The ending of Any Empire is an odd one, and it’s hard to discuss the book without giving away what initially feels like a huge incursion of surreality into the book. But without talking about too much on what happens, a quick note to future readers: it’s actually based heavily on what really did happen in our past. Powell takes a little talked-about, hard-to-believe project of the armed forces and applies it to Any Empire. It’s bizarre and initially took me off-guard, but after a little research (and realizing that no, Powell hadn’t made this up) I was that much more impressed that Powell was able to integrate it into the book in the manner that he does. If anything, the surreal nature comes about in part because of the townspeople’s reaction; you feel just as off-kilter and confused as they do.

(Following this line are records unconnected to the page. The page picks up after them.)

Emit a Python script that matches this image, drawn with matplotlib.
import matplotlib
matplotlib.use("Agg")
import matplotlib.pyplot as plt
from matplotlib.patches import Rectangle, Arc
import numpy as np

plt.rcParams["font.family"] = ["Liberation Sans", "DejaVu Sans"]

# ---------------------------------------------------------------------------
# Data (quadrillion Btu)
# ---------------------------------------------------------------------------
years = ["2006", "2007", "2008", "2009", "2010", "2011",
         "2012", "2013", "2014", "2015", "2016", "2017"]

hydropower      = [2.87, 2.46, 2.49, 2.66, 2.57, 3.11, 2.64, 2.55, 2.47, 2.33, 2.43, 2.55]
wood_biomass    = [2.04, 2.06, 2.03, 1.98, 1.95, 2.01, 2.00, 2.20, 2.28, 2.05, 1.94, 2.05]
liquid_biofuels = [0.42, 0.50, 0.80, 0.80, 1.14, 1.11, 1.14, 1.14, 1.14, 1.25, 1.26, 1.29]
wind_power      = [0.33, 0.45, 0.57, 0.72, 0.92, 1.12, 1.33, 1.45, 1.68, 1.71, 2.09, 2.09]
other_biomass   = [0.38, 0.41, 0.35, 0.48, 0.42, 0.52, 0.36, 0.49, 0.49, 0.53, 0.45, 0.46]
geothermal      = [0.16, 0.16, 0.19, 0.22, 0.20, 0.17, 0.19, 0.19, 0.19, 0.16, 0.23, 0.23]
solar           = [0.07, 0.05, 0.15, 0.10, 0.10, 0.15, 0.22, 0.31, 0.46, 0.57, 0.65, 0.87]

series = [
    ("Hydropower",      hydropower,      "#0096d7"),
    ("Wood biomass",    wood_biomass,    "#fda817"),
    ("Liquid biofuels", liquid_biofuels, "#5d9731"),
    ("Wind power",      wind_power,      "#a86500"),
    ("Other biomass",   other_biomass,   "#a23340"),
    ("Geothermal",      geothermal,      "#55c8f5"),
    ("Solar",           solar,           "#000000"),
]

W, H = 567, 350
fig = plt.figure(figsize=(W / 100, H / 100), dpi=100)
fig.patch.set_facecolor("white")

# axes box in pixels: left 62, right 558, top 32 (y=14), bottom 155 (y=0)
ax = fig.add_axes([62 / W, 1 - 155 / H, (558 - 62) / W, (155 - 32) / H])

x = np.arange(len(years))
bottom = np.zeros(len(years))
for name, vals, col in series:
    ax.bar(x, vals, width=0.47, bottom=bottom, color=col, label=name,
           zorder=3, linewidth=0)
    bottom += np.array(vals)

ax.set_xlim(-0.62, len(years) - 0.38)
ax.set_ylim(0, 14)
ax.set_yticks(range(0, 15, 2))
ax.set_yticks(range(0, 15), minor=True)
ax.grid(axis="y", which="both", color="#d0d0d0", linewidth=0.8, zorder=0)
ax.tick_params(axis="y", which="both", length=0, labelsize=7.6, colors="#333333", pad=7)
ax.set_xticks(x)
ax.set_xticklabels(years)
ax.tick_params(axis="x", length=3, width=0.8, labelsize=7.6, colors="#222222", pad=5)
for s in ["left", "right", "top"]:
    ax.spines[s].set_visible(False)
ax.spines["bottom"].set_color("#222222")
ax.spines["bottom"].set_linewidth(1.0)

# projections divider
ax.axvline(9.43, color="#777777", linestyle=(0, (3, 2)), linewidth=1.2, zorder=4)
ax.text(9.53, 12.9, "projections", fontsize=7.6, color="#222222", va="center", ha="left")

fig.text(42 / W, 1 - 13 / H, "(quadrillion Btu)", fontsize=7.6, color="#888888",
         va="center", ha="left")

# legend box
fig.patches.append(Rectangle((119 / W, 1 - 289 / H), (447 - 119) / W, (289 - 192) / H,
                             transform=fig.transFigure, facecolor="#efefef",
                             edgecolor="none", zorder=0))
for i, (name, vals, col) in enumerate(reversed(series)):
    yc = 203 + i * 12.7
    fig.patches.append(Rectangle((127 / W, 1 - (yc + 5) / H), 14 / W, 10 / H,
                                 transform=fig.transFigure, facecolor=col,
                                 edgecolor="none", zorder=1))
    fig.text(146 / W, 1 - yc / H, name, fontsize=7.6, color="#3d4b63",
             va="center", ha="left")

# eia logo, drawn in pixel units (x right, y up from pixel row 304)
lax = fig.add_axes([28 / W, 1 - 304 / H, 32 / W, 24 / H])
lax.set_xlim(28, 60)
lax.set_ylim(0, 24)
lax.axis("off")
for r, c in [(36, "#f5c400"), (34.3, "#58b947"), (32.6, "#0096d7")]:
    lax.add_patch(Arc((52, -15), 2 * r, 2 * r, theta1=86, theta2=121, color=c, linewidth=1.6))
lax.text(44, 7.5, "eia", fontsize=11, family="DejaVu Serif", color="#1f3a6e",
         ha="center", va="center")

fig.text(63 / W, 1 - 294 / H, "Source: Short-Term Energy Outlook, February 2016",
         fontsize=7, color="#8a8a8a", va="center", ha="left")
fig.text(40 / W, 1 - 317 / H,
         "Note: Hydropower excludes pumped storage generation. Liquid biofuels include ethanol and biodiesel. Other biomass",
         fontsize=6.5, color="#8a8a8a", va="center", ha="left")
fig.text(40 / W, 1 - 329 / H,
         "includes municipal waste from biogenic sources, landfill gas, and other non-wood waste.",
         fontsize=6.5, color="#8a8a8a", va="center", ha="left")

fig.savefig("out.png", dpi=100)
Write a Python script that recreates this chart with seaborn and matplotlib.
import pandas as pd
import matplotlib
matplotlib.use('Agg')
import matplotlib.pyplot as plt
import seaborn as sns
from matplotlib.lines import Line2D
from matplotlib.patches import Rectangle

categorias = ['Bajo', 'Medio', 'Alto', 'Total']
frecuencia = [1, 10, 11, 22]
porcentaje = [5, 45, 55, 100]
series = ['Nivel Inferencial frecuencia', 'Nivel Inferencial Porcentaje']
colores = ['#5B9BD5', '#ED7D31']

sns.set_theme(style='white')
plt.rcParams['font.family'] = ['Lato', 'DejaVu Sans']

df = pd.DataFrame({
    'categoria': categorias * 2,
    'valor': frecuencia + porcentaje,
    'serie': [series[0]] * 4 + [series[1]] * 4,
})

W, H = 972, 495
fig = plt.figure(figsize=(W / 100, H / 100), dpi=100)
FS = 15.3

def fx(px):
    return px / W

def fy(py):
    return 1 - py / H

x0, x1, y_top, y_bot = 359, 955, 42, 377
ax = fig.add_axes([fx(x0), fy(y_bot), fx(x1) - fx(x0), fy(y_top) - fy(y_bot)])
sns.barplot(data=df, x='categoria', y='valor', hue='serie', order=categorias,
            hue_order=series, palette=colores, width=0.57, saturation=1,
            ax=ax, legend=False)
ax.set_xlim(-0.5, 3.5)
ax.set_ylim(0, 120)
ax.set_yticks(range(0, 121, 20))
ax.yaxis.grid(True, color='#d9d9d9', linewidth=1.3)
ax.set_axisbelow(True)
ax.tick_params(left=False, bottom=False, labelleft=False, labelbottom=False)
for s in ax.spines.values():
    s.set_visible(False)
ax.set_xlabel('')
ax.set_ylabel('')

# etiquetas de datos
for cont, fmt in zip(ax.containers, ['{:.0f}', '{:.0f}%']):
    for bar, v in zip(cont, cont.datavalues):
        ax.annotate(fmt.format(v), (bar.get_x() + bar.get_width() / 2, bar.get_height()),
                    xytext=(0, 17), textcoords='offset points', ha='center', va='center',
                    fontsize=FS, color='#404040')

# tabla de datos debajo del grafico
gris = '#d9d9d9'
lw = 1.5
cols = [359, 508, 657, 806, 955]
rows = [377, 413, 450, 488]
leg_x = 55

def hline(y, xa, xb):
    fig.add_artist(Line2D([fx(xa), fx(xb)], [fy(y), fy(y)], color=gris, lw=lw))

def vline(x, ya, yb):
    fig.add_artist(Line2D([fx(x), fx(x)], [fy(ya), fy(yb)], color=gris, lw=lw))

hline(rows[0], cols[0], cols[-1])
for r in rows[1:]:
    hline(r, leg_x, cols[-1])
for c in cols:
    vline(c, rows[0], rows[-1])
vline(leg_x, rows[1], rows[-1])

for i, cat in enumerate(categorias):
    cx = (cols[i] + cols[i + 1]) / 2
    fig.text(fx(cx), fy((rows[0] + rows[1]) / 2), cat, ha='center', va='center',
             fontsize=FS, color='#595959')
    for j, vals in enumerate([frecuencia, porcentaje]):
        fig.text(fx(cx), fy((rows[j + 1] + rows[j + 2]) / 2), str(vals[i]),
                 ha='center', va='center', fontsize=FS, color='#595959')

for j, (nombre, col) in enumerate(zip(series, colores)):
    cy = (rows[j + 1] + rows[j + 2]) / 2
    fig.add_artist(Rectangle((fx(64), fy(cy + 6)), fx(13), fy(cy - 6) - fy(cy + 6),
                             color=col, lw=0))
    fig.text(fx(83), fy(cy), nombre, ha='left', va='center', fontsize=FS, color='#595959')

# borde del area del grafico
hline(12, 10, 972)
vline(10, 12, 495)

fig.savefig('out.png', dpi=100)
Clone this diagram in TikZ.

Of course, Powell’s art is as attractive as ever. His thin, delicate lines swirl and wisp around the page, and his characters all wear their hearts on their sleeves. From their relatively innocent faces early on, to the more weary and beaten down expressions on the later pages, I find myself impressed at how well Powell has aged them to make the different eras immediately distinct while still making them look like the same people. The pages are well laid out, too; progression from one panel to the next is smooth and fluid, and something as simple as some shading in just the right places can help establish the weather, from bright and sunny to dark and cold.
Any Empire is, like Powell’s previous book, a story that delves into the inner psyches of its young characters as they shift from childhood to adults. It doesn’t give any easy answers, but the journey from start to finish grabs your attention and doesn’t let go. Any Empire might not have that immediate hook that all readers are looking for, but I think those who start it will be pleasantly surprised with the journey.